Reimposed suspension of creditors’ right to file for insolvency
- Pursuant to the amendments to Article 22 Paragraph 1 of the Latvian Covid-19 Law, any creditor (including an employee or the tax authorities) is precluded from filing an insolvency application against a debtor (that is a legal entity) until 1 March 2021. It must be noted that a similar prohibition also existed from 12 March 2020 until 1 September 2020.
- The moratorium applies to any creditor-debtor relationship and hence is not limited to any particular industry or just to debtors facing financial difficulties specifically due to the outbreak of the COVID-19 virus.
- A creditor cannot file for insolvency against the debtor prior to 1 September 2020, even if the debtor fails to meet its debt obligations towards the creditor.

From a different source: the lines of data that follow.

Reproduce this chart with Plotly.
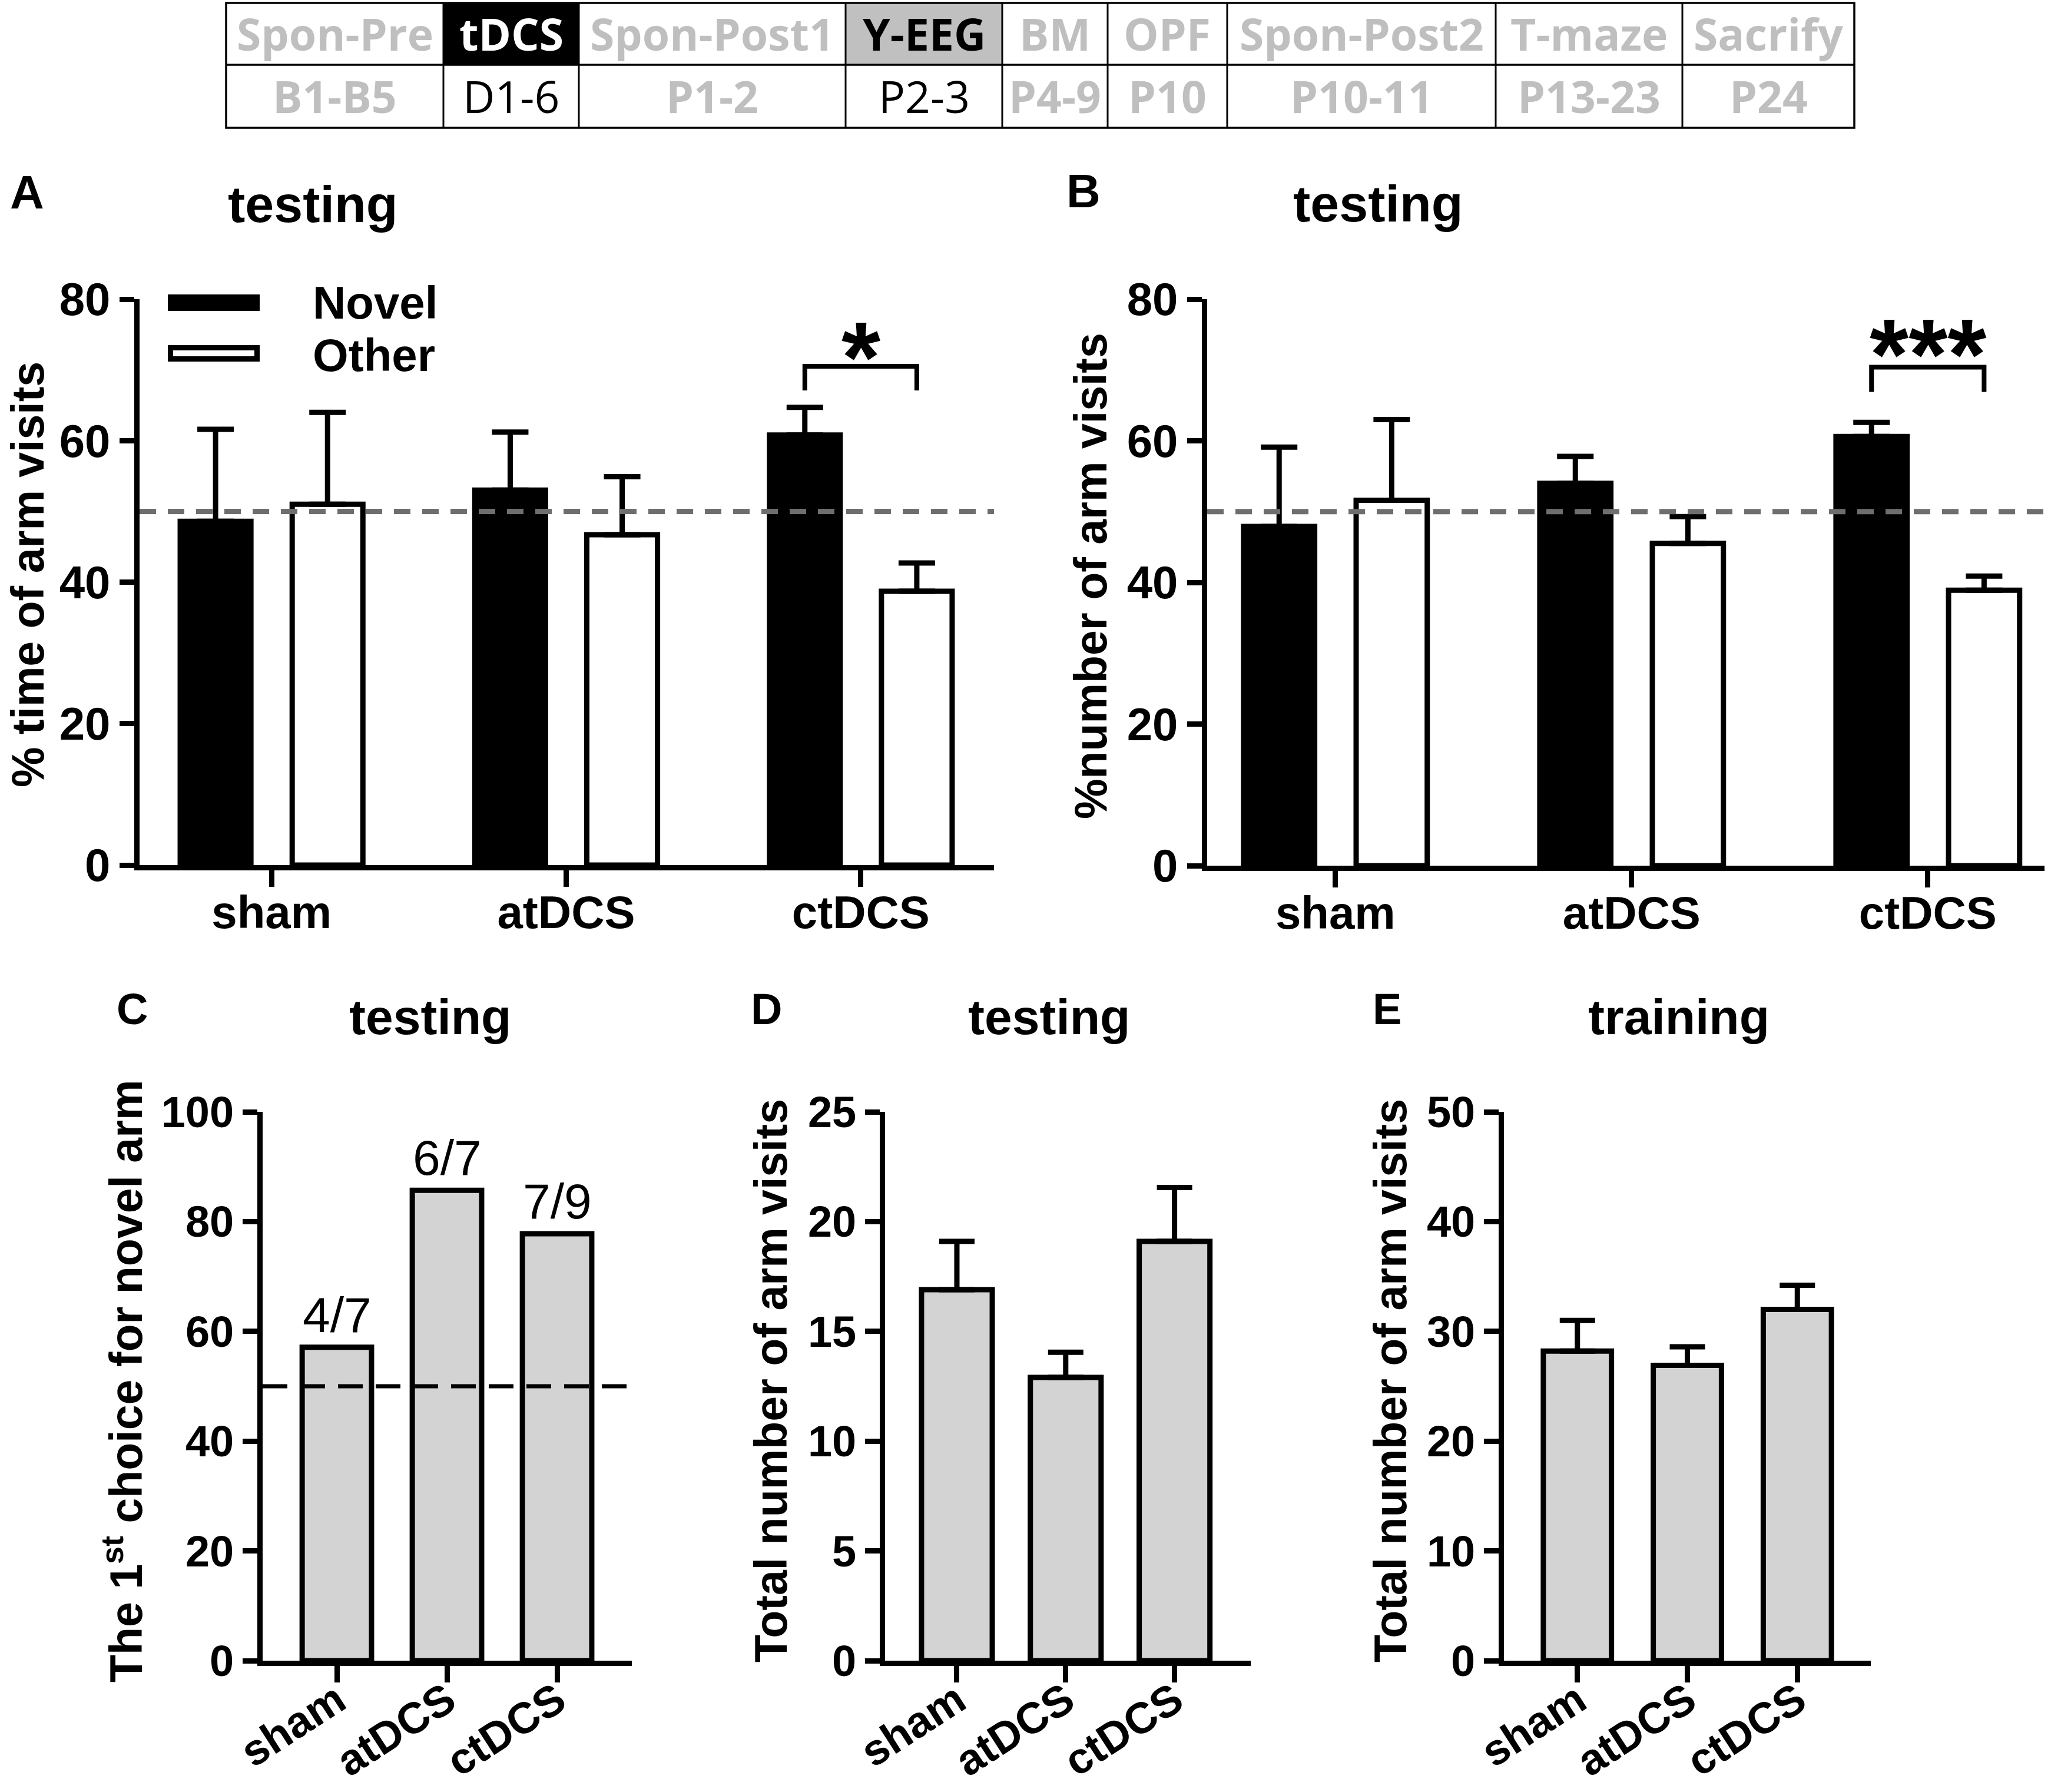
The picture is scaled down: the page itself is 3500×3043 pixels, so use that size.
import plotly.graph_objects as go

W, H = 3500, 3043

# ---------------- data ----------------
stage_names = ["Spon-Pre", "tDCS", "Spon-Post1", "Y-EEG", "BM", "OPF", "Spon-Post2", "T-maze", "Sacrify"]
stage_days = ["B1-B5", "D1-6", "P1-2", "P2-3", "P4-9", "P10", "P10-11", "P13-23", "P24"]
current_stage = "Y-EEG"
stimulation_stage = "tDCS"

groups = ["sham", "atDCS", "ctDCS"]
series_names = ["Novel", "Other"]

time_novel = [48.6, 53.0, 60.8]
time_novel_sem = [13.0, 8.2, 3.9]
time_other = [51.0, 46.7, 38.7]
time_other_sem = [13.0, 8.2, 4.0]

visits_novel = [47.9, 54.0, 60.6]
visits_novel_sem = [11.2, 3.8, 2.0]
visits_other = [51.6, 45.5, 38.9]
visits_other_sem = [11.4, 3.8, 2.0]

first_choice_pct = [57.1, 85.7, 77.8]
first_choice_labels = ["4/7", "6/7", "7/9"]

total_testing = [16.9, 12.9, 19.1]
total_testing_sem = [2.2, 1.15, 2.45]

total_training = [28.2, 26.9, 32.0]
total_training_sem = [2.8, 1.7, 2.2]

chance_level = 50
sig_time = "*"
sig_visits = "***"

# ---------------- styles ----------------
FONT = "Liberation Sans, Arial, sans-serif"
TFONT = "Open Sans, Liberation Sans, sans-serif"
LGRAY = "#bfbfbf"
BARGRAY = "#d3d3d3"
LW = 9


def px(x):
    return x / W


def py(y):
    return 1 - y / H


xpos = list(range(len(groups)))
fig = go.Figure()
shapes = []
ann = []


def text(t, x, y, size, bold=True, angle=0, xanchor="center", yanchor="middle", xref="paper", yref="paper",
         yshift=0, family=FONT, color="black"):
    ann.append(dict(text=t, x=x, y=y, xref=xref, yref=yref, showarrow=False, textangle=angle,
                    xanchor=xanchor, yanchor=yanchor, yshift=yshift,
                    font=dict(family=family, size=size, color=color, weight="bold" if bold else "normal")))


# ---------------- protocol table (drawn as cells) ----------------
col_widths = [369, 230, 453, 266, 179, 203, 456, 317, 292]
tab_left, row_edges = 384, [5, 110, 217]
edges = [tab_left]
for w in col_widths:
    edges.append(edges[-1] + w)

for i, (s, d) in enumerate(zip(stage_names, stage_days)):
    x0, x1 = edges[i], edges[i + 1]
    if s == stimulation_stage:
        fill, hcol = "black", "white"
    elif s == current_stage:
        fill, hcol = "#c0c0c0", "black"
    else:
        fill, hcol = "white", LGRAY
    active = s in (stimulation_stage, current_stage)
    shapes.append(dict(type="rect", xref="paper", yref="paper", x0=px(x0), x1=px(x1),
                       y0=py(row_edges[1]), y1=py(row_edges[0]), fillcolor=fill, line=dict(width=0), layer="below"))
    xc = px((x0 + x1) / 2)
    text(s, xc, py((row_edges[0] + row_edges[1]) / 2), 75, bold=True, family=TFONT, color=hcol)
    text(d, xc, py((row_edges[1] + row_edges[2]) / 2), 75, bold=not active, family=TFONT,
         color="black" if active else LGRAY)

for e in edges[1:-1]:
    shapes.append(dict(type="line", xref="paper", yref="paper", x0=px(e), x1=px(e),
                       y0=py(row_edges[2]), y1=py(row_edges[0]), line=dict(color="black", width=3)))
shapes.append(dict(type="line", xref="paper", yref="paper", x0=px(edges[0]), x1=px(edges[-1]),
                   y0=py(row_edges[1]), y1=py(row_edges[1]), line=dict(color="black", width=3.5)))
shapes.append(dict(type="rect", xref="paper", yref="paper", x0=px(edges[0]), x1=px(edges[-1]),
                   y0=py(row_edges[2]), y1=py(row_edges[0]), line=dict(color="black", width=3.5)))

# ---------------- bars ----------------
def err(sem, w):
    return dict(type="data", symmetric=False, array=sem, arrayminus=[0] * len(sem),
                color="black", thickness=LW, width=w)


def pair(novel, nsem, other, osem, xa, ya):
    fig.add_trace(go.Bar(x=xpos, y=novel, width=0.24, offset=-0.31, name=series_names[0],
                         marker=dict(color="black", line=dict(color="black", width=LW)),
                         error_y=err(nsem, 31), xaxis=xa, yaxis=ya, showlegend=False))
    fig.add_trace(go.Bar(x=xpos, y=other, width=0.24, offset=0.07, name=series_names[1],
                         marker=dict(color="white", line=dict(color="black", width=LW)),
                         error_y=err(osem, 31), xaxis=xa, yaxis=ya, showlegend=False))


pair(time_novel, time_novel_sem, time_other, time_other_sem, "x", "y")
pair(visits_novel, visits_novel_sem, visits_other, visits_other_sem, "x2", "y2")

fig.add_trace(go.Bar(x=xpos, y=first_choice_pct, width=0.63, marker=dict(color=BARGRAY, line=dict(color="black", width=LW)),
                     xaxis="x3", yaxis="y3", showlegend=False))
fig.add_trace(go.Bar(x=xpos, y=total_testing, width=0.65, marker=dict(color=BARGRAY, line=dict(color="black", width=LW)),
                     error_y=err(total_testing_sem, 30), xaxis="x4", yaxis="y4", showlegend=False))
fig.add_trace(go.Bar(x=xpos, y=total_training, width=0.62, marker=dict(color=BARGRAY, line=dict(color="black", width=LW)),
                     error_y=err(total_training_sem, 30), xaxis="x5", yaxis="y5", showlegend=False))

# ---------------- axes ----------------
common = dict(showline=True, linecolor="black", linewidth=LW, ticks="outside", tickwidth=LW,
              tickcolor="black", showgrid=False, zeroline=False, automargin=False)


def xax(dom, rng, anchor, size, angle=0, standoff=0):
    return dict(domain=[px(dom[0]), px(dom[1])], range=rng, anchor=anchor, tickmode="array",
                tickvals=xpos, ticktext=groups, tickangle=angle, ticklen=28, ticklabelstandoff=standoff,
                tickfont=dict(family=FONT, size=size, color="black", weight="bold"), **common)


def yax(ybot, ytop, rng, dtick, anchor, size):
    return dict(domain=[py(ybot), py(ytop)], range=rng, dtick=dtick, tick0=0, anchor=anchor, ticklen=25,
                tickfont=dict(family=FONT, size=size, color="black", weight="bold"), **common)


fig.update_layout(
    xaxis=xax((237, 1688), [-0.448, 2.452], "y", 78, 0, -24),
    yaxis=yax(1469, 508, [0, 80], 20, "x", 78),
    xaxis2=xax((2050, 3472), [-0.433, 2.394], "y2", 78, 0, -24),
    yaxis2=yax(1470, 508, [0, 80], 20, "x2", 78),
    xaxis3=xax((446, 1073), [-0.674, 2.679], "y3", 74, -33, -42),
    yaxis3=yax(2820, 1888, [0, 100], 20, "x3", 74),
    xaxis4=xax((1503, 2124), [-0.66, 2.70], "y4", 74, -33, -42),
    yaxis4=yax(2820, 1888, [0, 25], 5, "x4", 74),
    xaxis5=xax((2554, 3177), [-0.668, 2.668], "y5", 74, -33, -42),
    yaxis5=yax(2820, 1888, [0, 50], 10, "x5", 74),
)

# ---------------- reference lines, brackets ----------------
for xr, yr in (("x", "y"), ("x2", "y2")):
    shapes.append(dict(type="line", xref=xr + " domain", x0=0, x1=1, yref=yr, y0=chance_level, y1=chance_level,
                       line=dict(color="#6e6e6e", width=LW, dash="28px,20px"), layer="above"))
shapes.append(dict(type="line", xref="x3 domain", x0=0, x1=1, yref="y3", y0=chance_level, y1=chance_level,
                   line=dict(color="black", width=7, dash="42px,22px"), layer="above"))

ct = groups.index("ctDCS")
for xr, yr, ylo, yhi in (("x", "y", 67.1, 70.5), ("x2", "y2", 66.9, 70.4)):
    shapes.append(dict(type="path", xref=xr, yref=yr,
                       path="M %f,%f L %f,%f L %f,%f L %f,%f" % (ct - 0.19, ylo, ct - 0.19, yhi, ct + 0.19, yhi, ct + 0.19, ylo),
                       line=dict(color="black", width=8)))

# legend swatches (panel A)
shapes.append(dict(type="rect", xref="paper", yref="paper", x0=px(285), x1=px(441), y0=py(528), y1=py(500),
                   fillcolor="black", line=dict(width=0)))
shapes.append(dict(type="rect", xref="paper", yref="paper", x0=px(289.5), x1=px(436.5), y0=py(609.5), y1=py(590.5),
                   fillcolor="white", line=dict(color="black", width=LW)))
fig.update_layout(shapes=shapes)

# ---------------- text ----------------
text("A", px(46), py(326), 80)
text("testing", px(531), py(347), 88)
text("B", px(1840), py(324), 80)
text("testing", px(2340), py(345), 88)
text("% time of arm visits", px(47), py(976), 77, angle=-90)
text("%number of arm visits", px(1852), py(978), 77, angle=-90)
text(series_names[0], px(529), py(514), 78, xanchor="left")
text(series_names[1], px(529), py(603), 78, xanchor="left")
text(sig_time, ct, 73.4, 170, xref="x", yref="y", yshift=-20)
text(sig_visits, ct, 73.7, 170, xref="x2", yref="y2", yshift=-18)

text("C", px(225), py(1714), 74)
text("testing", px(730), py(1727), 84)
text("D", px(1301), py(1714), 74)
text("testing", px(1781), py(1727), 84)
text("E", px(2355), py(1714), 74)
text("training", px(2851), py(1727), 84)
text("The 1<sup>st</sup> choice for novel arm", px(208), py(2345), 77, angle=-90)
text("Total number of arm visits", px(1309), py(2345), 77, angle=-90)
text("Total number of arm visits", px(2361), py(2345), 77, angle=-90)
for i, (v, lab) in enumerate(zip(first_choice_pct, first_choice_labels)):
    text(lab, i, v, 84, bold=False, xref="x3", yref="y3", yanchor="bottom", yshift=6)

fig.update_layout(annotations=ann)

fig.update_layout(width=W, height=H, autosize=False, margin=dict(l=0, r=0, t=0, b=0, pad=0),
                  paper_bgcolor="white", plot_bgcolor="white", barmode="overlay", showlegend=False)

fig.write_html("out.html", include_plotlyjs=True, config={"displayModeBar": False},
               post_script="document.body.style.margin='0';")
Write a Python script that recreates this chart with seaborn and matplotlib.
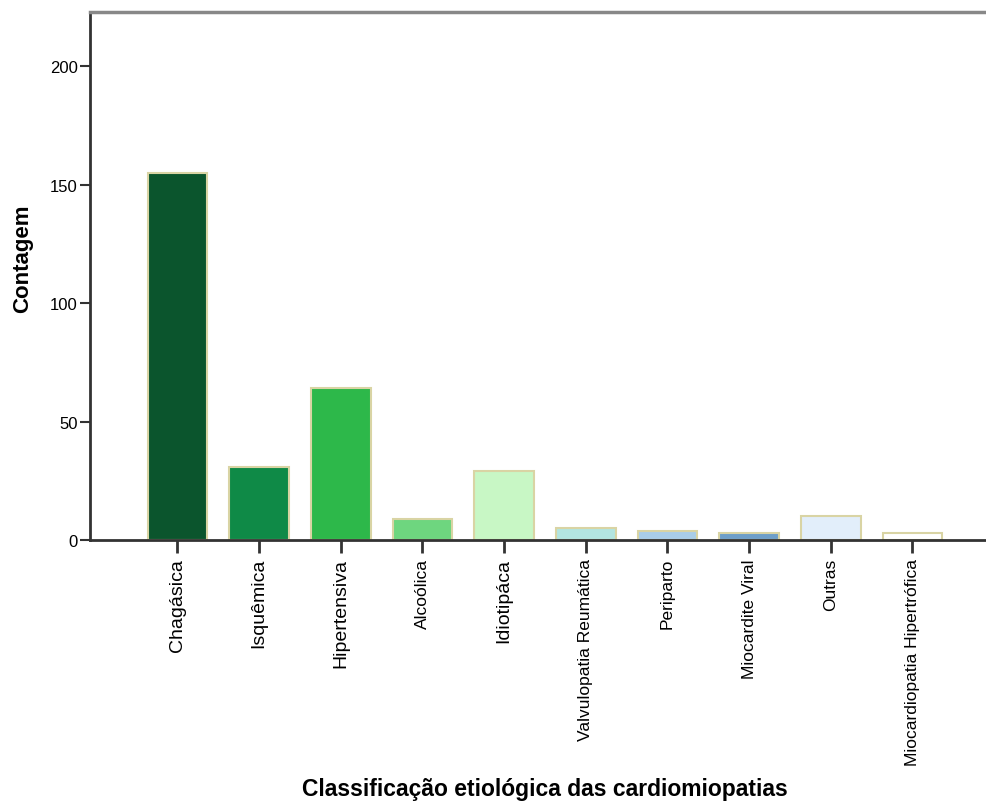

Suspension of the obligation of the management board to file for insolvency
- In accordance with the amendments to Article 22 Paragraph 2 of the Latvian Covid-19 Law, the obligation of the management board of a debtor – that is a legal entity – to file for insolvency against the debtor (i.e., for the debtor to file for insolvency against itself) if the feature of insolvency proceedings of a legal person referred to in Article 57 Paragraph 5 of the Latvian Insolvency Law applies – that the debtor has not honoured obligations which have been overdue for more than two months – is suspended until 1 March 2021.
- The management board’s obligation to file for insolvency still applies nonetheless if the debtor has not paid an employee in full remuneration for work, or compensation for damages in connection with an accident at work or an occupational disease, or has not made the mandatory social insurance payments within two months of the day specified for payment.